“Its not about the destination, it’s about the journey.” Its an old and worn out phrase, but worn out usually means that there’s a lot of truth in it. I certainly have found it to ring true when it comes to mechanical work on the van. It’s all part of the journey, part of the adventure. If someone could wave a wand and give us a fully kitted out and 100% reliable van all ready to go with no effort from us, I’m not sure I’d take it…
I knew when we first bought the van that we would be looking to upgrade the engine. The stock VW wasserboxer engine is functional, but somewhat underwhelming. The 90HP motor would be put to shame by most modern snowmobiles and much of the technology was legacy technology even at the time of manufacture.
Motor swaps into VW vans come in all shapes and sizes.

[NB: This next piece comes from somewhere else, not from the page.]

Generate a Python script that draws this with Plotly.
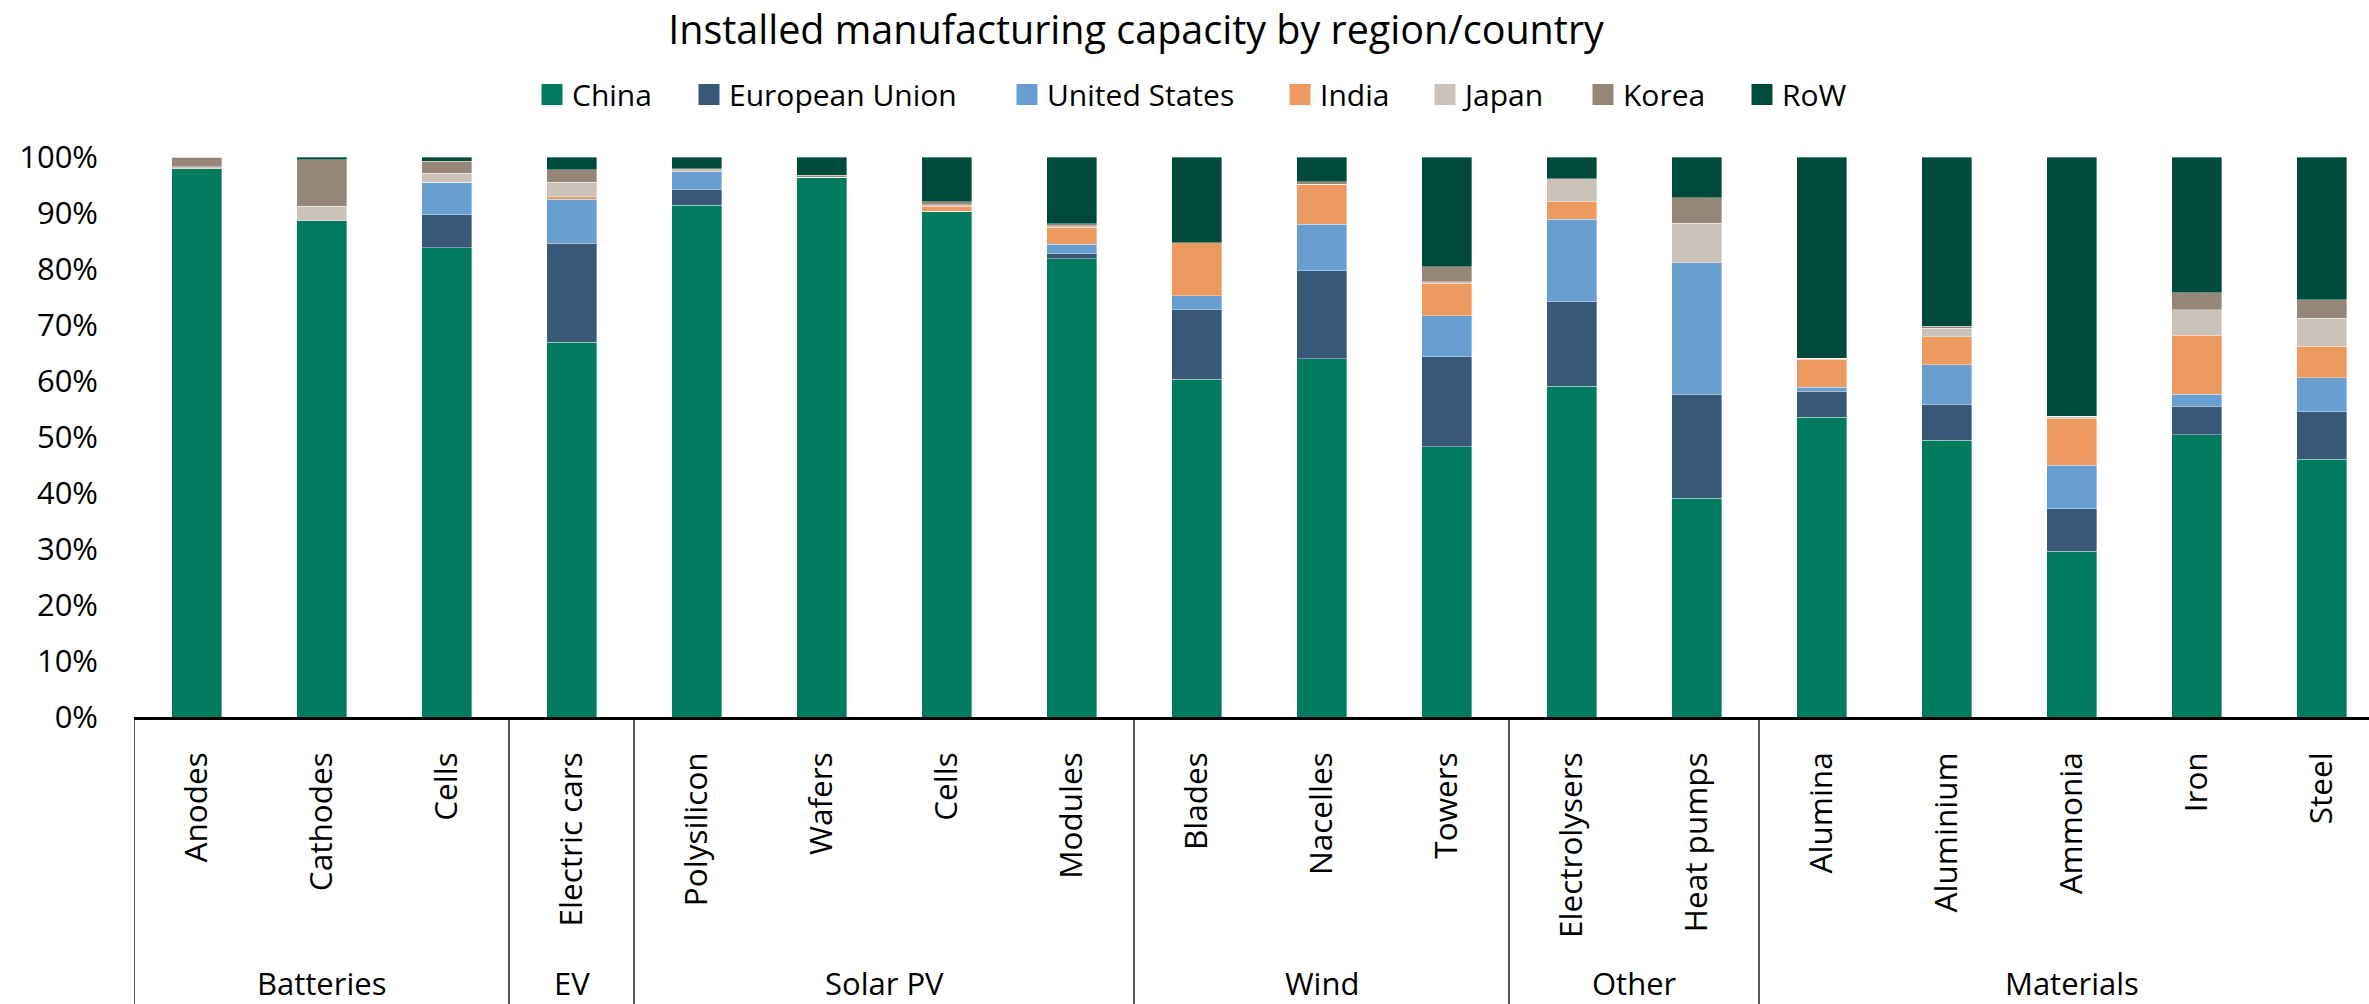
import plotly.graph_objects as go

categories = ["Anodes", "Cathodes", "Cells", "Electric cars", "Polysilicon", "Wafers", "Cells",
              "Modules", "Blades", "Nacelles", "Towers", "Electrolysers", "Heat pumps",
              "Alumina", "Aluminium", "Ammonia", "Iron", "Steel"]
groups = ["Batteries", "EV", "Solar PV", "Wind", "Other", "Materials"]
group_sizes = [3, 1, 4, 3, 2, 5]

china = [97.9, 88.5, 83.6, 66.9, 91.4, 96.4, 90.3, 81.8, 60.3, 63.9, 48.3, 59.1, 39.1, 53.6, 49.4, 29.6, 50.3, 46.0]
eu    = [0.0, 0.0, 5.9, 17.7, 2.8, 0.0, 0.1, 0.95, 12.4, 15.7, 16.1, 15.1, 18.6, 4.7, 6.4, 7.6, 5.1, 8.5]
us    = [0.0, 0.0, 5.8, 7.9, 3.2, 0.0, 0.0, 1.7, 2.5, 8.3, 7.3, 14.8, 23.5, 0.7, 7.1, 7.75, 2.1, 6.1]
india = [0.0, 0.0, 0.0, 0.4, 0.0, 0.0, 0.9, 3.0, 9.5, 7.1, 5.8, 3.2, 0.0, 5.0, 5.0, 8.3, 10.5, 5.65]
japan = [0.4, 2.6, 1.6, 2.6, 0.5, 0.0, 0.25, 0.25, 0.0, 0.0, 0.25, 4.0, 7.1, 0.2, 1.5, 0.5, 4.6, 4.95]
korea = [1.7, 8.3, 2.1, 2.2, 0.0, 0.3, 0.55, 0.4, 0.0, 0.5, 2.7, 0.0, 4.5, 0.0, 0.36, 0.0, 3.0, 3.3]
row   = [0.0, 0.5, 0.8, 2.3, 2.1, 3.3, 8.0, 11.9, 15.3, 4.4, 19.6, 3.9, 7.3, 36.0, 30.2, 46.3, 24.2, 25.5]

series_names = ["China", "European Union", "United States", "India", "Japan", "Korea", "RoW"]
series_values = [china, eu, us, india, japan, korea, row]
series_colors = ["#007B60", "#375877", "#699ED0", "#EC9A5F", "#CBC2BA", "#958677", "#004A3C"]

FONT = "Open Sans"
W, H = 2369, 1004
ML, MT, PH = 134, 157, 560
PW = W - ML
x = list(range(len(categories)))
totals = [sum(vals[i] for vals in series_values) for i in x]

fig = go.Figure()
for name, vals, color in zip(series_names, series_values, series_colors):
    fig.add_trace(go.Bar(
        x=x, y=[v / t for v, t in zip(vals, totals)], name=name, showlegend=False,
        marker=dict(color=color, line=dict(color="rgba(255,255,255,0.45)", width=0.8)),
        width=0.4,
    ))

# legend entries: one legend per series so spacing follows the reference
legend_centers_px = [553, 710, 1028, 1301, 1446, 1604, 1763]  # swatch centres in figure px
legends = {}
for k, (name, color) in enumerate(zip(series_names, series_colors)):
    lid = "legend" if k == 0 else f"legend{k + 1}"
    fig.add_trace(go.Scatter(
        x=[None], y=[None], mode="markers", name=name, legend=lid, showlegend=True,
        marker=dict(symbol="square", size=16, color=color, line=dict(color=color, width=5)),
    ))
    legends[lid] = dict(
        orientation="h", x=(legend_centers_px[k] - 21 - ML) / PW, xanchor="left",
        y=1.1116, yanchor="middle", itemsizing="trace", bgcolor="rgba(0,0,0,0)",
        font=dict(family=FONT, size=30, color="black"),
    )

# group dividers and labels
bounds = [-0.5]
for s in group_sizes:
    bounds.append(bounds[-1] + s)
shapes = []
annotations = []
for i, g in enumerate(groups):
    shapes.append(dict(type="line", xref="x", yref="paper", x0=bounds[i], x1=bounds[i],
                       y0=0, y1=-0.53, line=dict(color="black", width=1.3)))
    annotations.append(dict(text=g, xref="x", yref="paper", x=(bounds[i] + bounds[i + 1]) / 2,
                            y=-0.475, yanchor="middle", xanchor="center", showarrow=False,
                            font=dict(family=FONT, size=31, color="black")))

fig.update_layout(
    width=W, height=H,
    margin=dict(l=ML, r=0, t=MT, b=H - MT - PH, pad=0),
    paper_bgcolor="white", plot_bgcolor="white",
    barmode="stack",
    title=dict(text="Installed manufacturing capacity by region/country",
               x=1136 / W, xanchor="center", y=1 - 16 / H, yanchor="top",
               font=dict(family=FONT, size=39.5, color="black")),
    font=dict(family=FONT, color="black"),
    shapes=shapes, annotations=annotations,
    xaxis=dict(range=[-0.5, -0.5 + PW / 125.0], tickmode="array", tickvals=x, ticktext=categories,
               tickangle=-90, showline=True, linecolor="black", linewidth=2.5,
               showgrid=False, zeroline=False, ticks="", ticklabelstandoff=20, automargin=False,
               tickfont=dict(family=FONT, size=31.5, color="black")),
    yaxis=dict(range=[0, 1], tickformat=".0%", dtick=0.1, showgrid=False, zeroline=False,
               showline=False, ticks="", ticklabelstandoff=35, automargin=False,
               tickfont=dict(family=FONT, size=31, color="black")),
    **legends,
)
fig.write_html("out.html", config={"displayModeBar": False},
               post_script="document.body.style.margin='0';document.body.style.overflow='hidden';")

VW Jetta motors and TDI diesels for those who want to stick with Volkswagen; Subaru 2.2L, 2.5L, 3.3L and even turbocharged 2.0s for the boxer engine loyalists; Ford z-tec motors; and many more have all found their way into Vanagons. Each one has it’s own following and cadre who are loyal to their conversion and sure it’s the best of the bunch.
I chose the subaru 2.2L engine for a number of reasons, some of them rational and fact-based and some of them purely emotional. If we was going solely on facts and what makes the most sense, we certainly wouldn’t be driving a vanagon!

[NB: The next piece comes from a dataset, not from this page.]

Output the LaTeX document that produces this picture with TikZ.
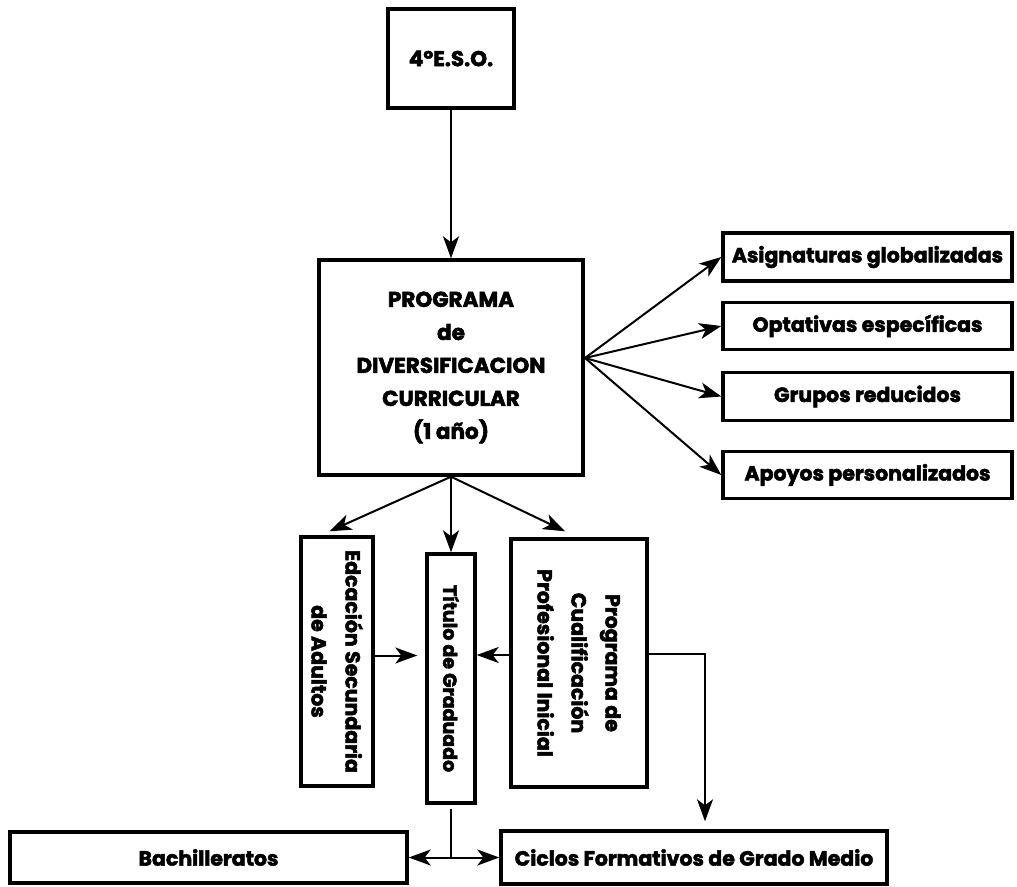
\documentclass[tikz,border=0pt]{standalone}
\usepackage{fontspec}
\setmainfont{Poppins}[BoldFeatures={FakeBold=2.4}]
\usetikzlibrary{arrows.meta,calc}
\begin{document}
\begin{tikzpicture}[x=1pt,y=-1pt,
  >={Stealth[length=22pt,width=16pt,inset=6pt]},
  box/.style={draw=black, line width=3.4pt, inner sep=0pt, align=center},
  arr/.style={line width=2pt, ->},
  link/.style={line width=2pt},
  big/.style={font=\bfseries\fontsize{21.5}{33}\selectfont},
  side/.style={font=\bfseries\fontsize{20.5}{22}\selectfont},
  vert/.style={rotate=-90, align=center, font=\bfseries\fontsize{20.5}{34}\selectfont},
  low/.style={font=\bfseries\fontsize{20.5}{22}\selectfont}]
\useasboundingbox (0,0) rectangle (1017,886);
% boxes
\node[box, big, minimum width=126, minimum height=99] (eso) at (451,58.5) {4ºE.S.O.};
\node[box, big, minimum width=264, minimum height=215] (prog) at (451,367.5)
  {PROGRAMA\\de\\DIVERSIFICACION\\CURRICULAR\\(1 año)};
\node[box, side, minimum width=289, minimum height=48] (asig) at (867.5,257) {Asignaturas globalizadas};
\node[box, side, minimum width=289, minimum height=47] (opt) at (867.5,326) {Optativas específicas};
\node[box, side, minimum width=289, minimum height=48] (grup) at (867.5,396.5) {Grupos reducidos};
\node[box, side, minimum width=289, minimum height=47] (apoy) at (867.5,475) {Apoyos personalizados};
\node[box, minimum width=72, minimum height=249] (edc) at (337,661.5) {};
\node[vert] (edct) at (edc.center) {Edcación Secundaria\\de Adultos};
\node[box, minimum width=48, minimum height=249] (tit) at (451,678.5) {};
\node[vert, font=\bfseries\fontsize{19}{34}\selectfont] (titt) at (tit.center) {Título de Graduado};
\node[box, minimum width=136, minimum height=248] (pcpi) at (579,663) {};
\node[vert] (pcpit) at (pcpi.center) {Programa de\\Cualificación\\Profesional Inicial};
\node[box, low, minimum width=397, minimum height=51] (bach) at (208.5,857.5) {Bachilleratos};
\node[box, low, minimum width=386, minimum height=53] (cic) at (694,857.5) {Ciclos Formativos de Grado Medio};
% connectors
\draw[arr] (eso.south) -- (prog.north);
\coordinate (pe) at (585,358);
\foreach \n in {asig,opt,grup,apoy} \draw[arr] (pe) -- (\n.west);
\draw[arr] (prog.south) -- ($(edc.north west)!0.4!(edc.north east)+(0,-4)$);
\draw[arr] (prog.south) -- (tit.north);
\draw[arr] (prog.south) -- ($(pcpi.north west)!0.4!(pcpi.north east)+(0,-6)$);
\draw[arr, shorten >=8pt] ([yshift=6pt]edc.east) -- ([yshift=6pt]edc.east -| tit.west);
\draw[arr] ([yshift=8pt]pcpi.west) -- ([yshift=8pt]pcpi.west -| tit.east);
\draw[arr, shorten >=8pt] ([yshift=9pt]pcpi.east) -| ([xshift=11pt]cic.north);
\coordinate (sp) at (tit.south |- bach.east);
\draw[link, shorten <=4pt] (tit.south) -- (sp);
\draw[arr, <->] (bach.east) -- (cic.west);
\end{tikzpicture}
\end{document}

Some would say that the Subaru’s are not the most reliable of the options and others will tell you that the 2.2 will still leave you wishing for more horesepower. But for us it made sense and felt right.
When I look into my heart there is a sense of giddy excitement at the thought of the subaru engine powering this van we have grown to love. Fords and TDIs and Golf engines are all practical options and would all yield satisfying results, but for me, the subaru brings a glint into my eyes and makes my heart light up. Maybe it is because I have owned several Subarus over the years that I have loved and they hold a special place in my heart; maybe it is because it was the first engine swap I found out about; it’s certainly partially because we were given the engine in trade for a case of beer, already pulled from the car; but most likely it’s a combination of all these reasons and because first loves die hard and deserve to be pursued. None of these reasons are overly practical or stand up to the hard glare of science, but these are the stuff that satisfies the heart and soul and makes the adventure worthwhile. It is the essence of the adventure.

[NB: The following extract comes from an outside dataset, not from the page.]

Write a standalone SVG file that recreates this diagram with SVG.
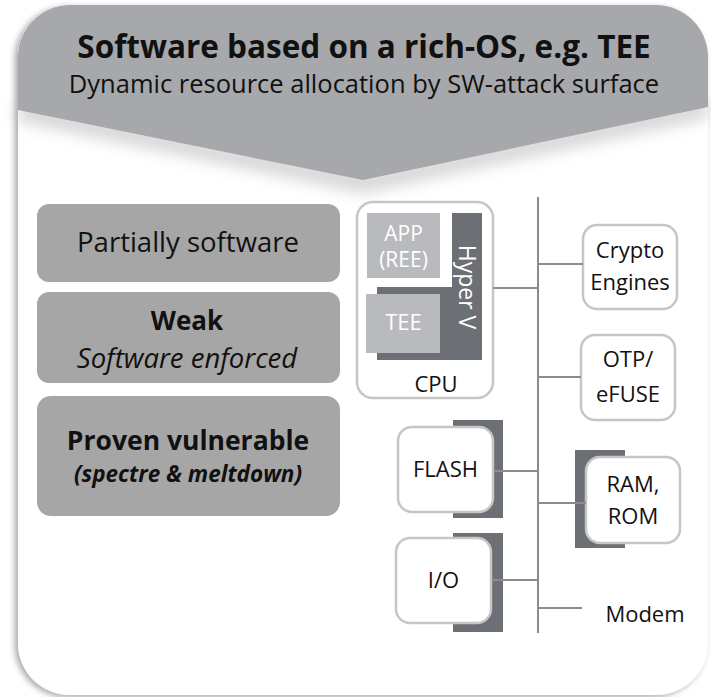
<svg xmlns="http://www.w3.org/2000/svg" width="711" height="697" viewBox="0 0 711 697">
<defs>
<filter id="cardShadow" x="-10%" y="-10%" width="120%" height="120%">
<feGaussianBlur in="SourceAlpha" stdDeviation="3"/>
<feOffset dx="-3" dy="2" result="b"/>
<feComponentTransfer><feFuncA type="linear" slope="0.35"/></feComponentTransfer>
<feMerge><feMergeNode/><feMergeNode in="SourceGraphic"/></feMerge>
</filter>
<filter id="chevShadow" x="-10%" y="-20%" width="120%" height="160%">
<feGaussianBlur stdDeviation="8"/>
</filter>
<style>
text{font-family:"Open Sans","Liberation Sans",sans-serif;fill:#111;}
.box{fill:#a6a6a6;}
.wbox{fill:#fff;stroke:#c6c6c6;stroke-width:2.5;}
.dark{fill:#6c6f74;}
.light{fill:#b9babd;}
.wt{fill:#fff;}
.r22{font-size:22px;text-anchor:middle;}
.conn line{stroke:#8c8c8c;stroke-width:2;}
</style>
</defs>
<rect width="711" height="697" fill="#fff"/>
<g id="card">
<rect x="18" y="5" width="690" height="690" rx="52" ry="52" fill="#fff" filter="url(#cardShadow)"/>
<path d="M18,120 L363,192 L708,117 L708,100 L363,175 L18,103 Z" fill="#b0b0b0" opacity="0.6" filter="url(#chevShadow)"/>
<path d="M18,110 L18,57 A52,52 0 0 1 70,5 L656,5 A52,52 0 0 1 708,57 L708,107 L363,180 Z" fill="#a7a8ab"/>
</g>
<g id="header">
<text x="364" y="58" style="font-size:31.5px;font-weight:bold;text-anchor:middle;">Software based on a rich-OS, e.g. TEE</text>
<text x="364" y="93" style="font-size:25.5px;text-anchor:middle;">Dynamic resource allocation by SW-attack surface</text>
</g>
<g id="partially">
<rect class="box" x="37" y="204" width="303" height="78" rx="12"/>
<text x="188" y="252" style="font-size:27.5px;text-anchor:middle;">Partially software</text>
</g>
<g id="weak">
<rect class="box" x="37" y="292" width="303" height="91" rx="12"/>
<text x="187" y="330" style="font-size:26px;font-weight:bold;text-anchor:middle;">Weak</text>
<text x="187" y="368" style="font-size:27.5px;font-style:italic;text-anchor:middle;">Software enforced</text>
</g>
<g id="proven">
<rect class="box" x="37" y="396" width="303" height="120" rx="14"/>
<text x="188" y="450" style="font-size:26.5px;font-weight:bold;text-anchor:middle;">Proven vulnerable</text>
<text x="188" y="482" style="font-size:22.5px;font-weight:bold;font-style:italic;text-anchor:middle;">(spectre &amp; meltdown)</text>
</g>
<g id="cpu">
<rect class="wbox" x="357" y="202" width="136" height="196" rx="16"/>
<rect class="light" x="367" y="213" width="73" height="65"/>
<rect class="dark" x="452" y="213" width="30" height="147"/>
<rect class="dark" x="377" y="287" width="105" height="73"/>
<rect class="light" x="366" y="294" width="74" height="59"/>
<text class="wt" x="403.5" y="241" style="font-size:21px;text-anchor:middle;">APP</text>
<text class="wt" x="403.5" y="267" style="font-size:21px;text-anchor:middle;">(REE)</text>
<text class="r22 wt" x="403.5" y="330">TEE</text>
<text class="wt" transform="translate(459,287) rotate(90)" style="font-size:23px;text-anchor:middle;">Hyper V</text>
<text class="r22" x="436" y="392">CPU</text>
</g>
<g id="crypto">
<rect class="wbox" x="583" y="225" width="94" height="84" rx="14"/>
<text class="r22" x="630" y="258">Crypto</text>
<text class="r22" x="630" y="290">Engines</text>
</g>
<g id="otp">
<rect class="wbox" x="581" y="335" width="94" height="85" rx="14"/>
<text class="r22" x="628" y="367">OTP/</text>
<text class="r22" x="628" y="402">eFUSE</text>
</g>
<g id="flash">
<rect class="dark" x="453" y="420" width="50" height="98"/>
<rect class="wbox" x="398" y="427" width="95" height="85" rx="14"/>
<text class="r22" x="445.5" y="477">FLASH</text>
</g>
<g id="ram">
<rect class="dark" x="575" y="450" width="50" height="98"/>
<rect class="wbox" x="586" y="457" width="94" height="86" rx="14"/>
<text class="r22" x="633" y="492">RAM,</text>
<text class="r22" x="633" y="524">ROM</text>
</g>
<g id="io">
<rect class="dark" x="453" y="533" width="50" height="99"/>
<rect class="wbox" x="396" y="538" width="95" height="85" rx="14"/>
<text class="r22" x="443.5" y="588">I/O</text>
</g>
<g id="modem">
<text class="r22" x="645" y="622">Modem</text>
</g>
<g id="connectors" class="conn">
<line x1="538" y1="197" x2="538" y2="633"/>
<line x1="493" y1="288" x2="538" y2="288"/>
<line x1="538" y1="264" x2="583" y2="264"/>
<line x1="538" y1="377" x2="581" y2="377"/>
<line x1="494" y1="471" x2="538" y2="471"/>
<line x1="538" y1="503" x2="586" y2="503"/>
<line x1="492" y1="580" x2="538" y2="580"/>
<line x1="538" y1="608" x2="582" y2="608"/>
</g>
</svg>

I like to work with my hands and touch everything. It may seem harder but it feels right. Over long winter months I spent evenings after work and a few weekends tearing down the engine and rebuilding it, replacing, and cleaning, and polishing pieces – giving this old and worn engine a new life and purpose.
I will feel a lot better knowing that I have been through everything, being able to picture each moving part, each hose, each bolt and clamp gives me a sense of comfort. It also gives us a sense of accomplishment and of ownership in our movement. I feel like even pulling out of our driveway is an undertaking. Moving down the highway at 70 miles an hour is no longer just filling the time but it is an accomplishment in and of itself and something that is the direct outcome of the labor we have put into this vehicle. Maybe that’s self-centered, maybe I’m relying too much on myself. But to me this feels good and right. It means this adventure starts now, in the winter while we are still working at our jobs. It means the investment is ongoing. But mostly it means that this is now truly our van: it’s engine has been carefully removed and replaced with a painstakingly restored beating heart that marks it as our own and transforms it further into the form of that first love we dreamed about for so long.